Congress must act to permanently extend pandemic telehealth
flexibilities, help providers and their patients get the tools they
need to utilize telemedicine, and continue to reduce government-imposed
barriers.
Let me also highlight the importance of the 340B drug pricing
program, which provides discounted pharmaceutical products to providers
that care for a disproportionate share of uninsured and at-risk
patients.
In my district alone, we have 20 340B hospitals helping to care for
our most vulnerable populations. These hospitals provide the best care
available.
The 340B program has been a critical component of healthcare for so
many Michiganders since its inception, and I hope to continue to work
with my colleagues to ensure its lasting success, especially as the
program faces new challenges that threaten its integrity.
I know our rural and remote providers will continue to do everything
in their power to provide top-of-the-line care to their patients. In
turn, Congress must continue to address rural health priorities and
remove the barriers to their success.
Ms. TOKUDA. Mr. Speaker, you have heard today so many tales of
tragedy and disparity across our country in rural America, but also
through the legislation, bills, and advocacy that we have seen from our
Bipartisan Rural Health Caucus members, so many opportunities for us to
do good by rural America.
As I close today, I appreciate all of our Members who have come
forward to share their stories from across this great country. Let me
highlight an article that was recently run in The Washington Post that
focused on the fact that more people in Puerto Rico are dying at higher
rates because of these healthcare disparities and lack of access to a
health system.
As we take a look at the numbers, as we know, Puerto Rico has been
devastated by natural disasters, compounded by COVID-19 already
stressing a very strained healthcare system. They are lacking
professionals in the community to be able to serve their residents. The
fact is that they only have one working ambulance for 25,000 people in
a town. Too often, by the time the call is made and the ambulance shows
up at the home, those people have already passed away.

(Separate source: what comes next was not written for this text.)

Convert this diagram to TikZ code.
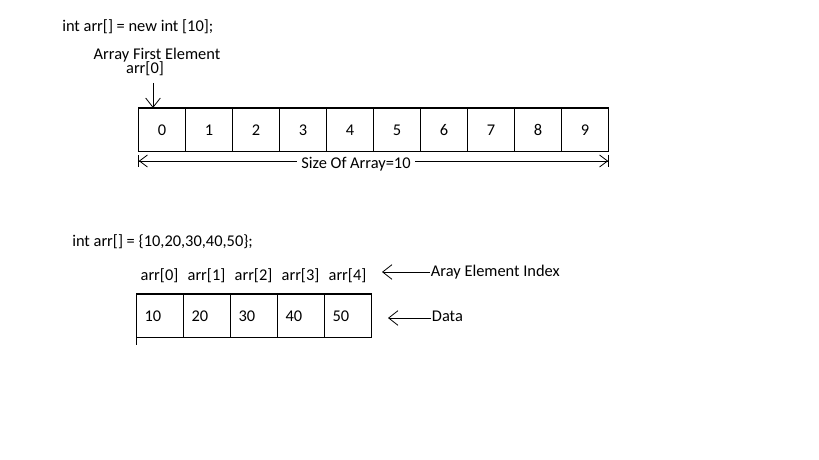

The fact is that they had 35,400 deaths last year in 2022 for a
population of 3.3 million, thousands more than researchers could ever
have expected, historical highs that they are seeing compounded as a
result of a strained healthcare system that is unable to take care of
its people.
There are stories and examples of veterans who have served and fought
under our flag that you stand before right there not being able to
access the critical care or even the basic care that they need,
deserve, and fought for.
Too many people are dying as a result of a lack of access to
healthcare. When we take a look at the numbers, there are disparities
in terms of increases in Alzheimer's, substance abuse, mental health
conditions, and chronic health conditions like blood pressure,
diabetes, kidney failure, respiratory failure--all of these things.
[[Page H5975]]
To me, when I read this article and all the problems they cite--lack
of facilities, lack of professionals, too many of the young ones
leaving their community to go to work in the United States or take on
other professions--this was a cautionary tale to all of rural and
remote America that if we don't get our act together soon in our States
and our territories to make sure that no matter where you live in this
great country, especially in rural and remote America that makes up
over 97 percent of this great country's land mass, we will continue to
see people die.
The stakes could not be higher when it comes to making sure that the
Bipartisan Rural Health Caucus continues to stay together and fight for
those most basic things for every single one of our constituents. No
matter where you live, no matter what district, each one has a touch of
rural. We need to make sure that the healthcare access and mental
health services they need will be there for them when they need it.
Mr. Speaker, I thank you for allowing us this critically important
Special Order hour to highlight rural health in our country. I look
forward to working very closely with all of my colleagues to make sure
that rural America has the healthcare that they need and deserve.
Mr. Speaker, I yield back the balance of my time.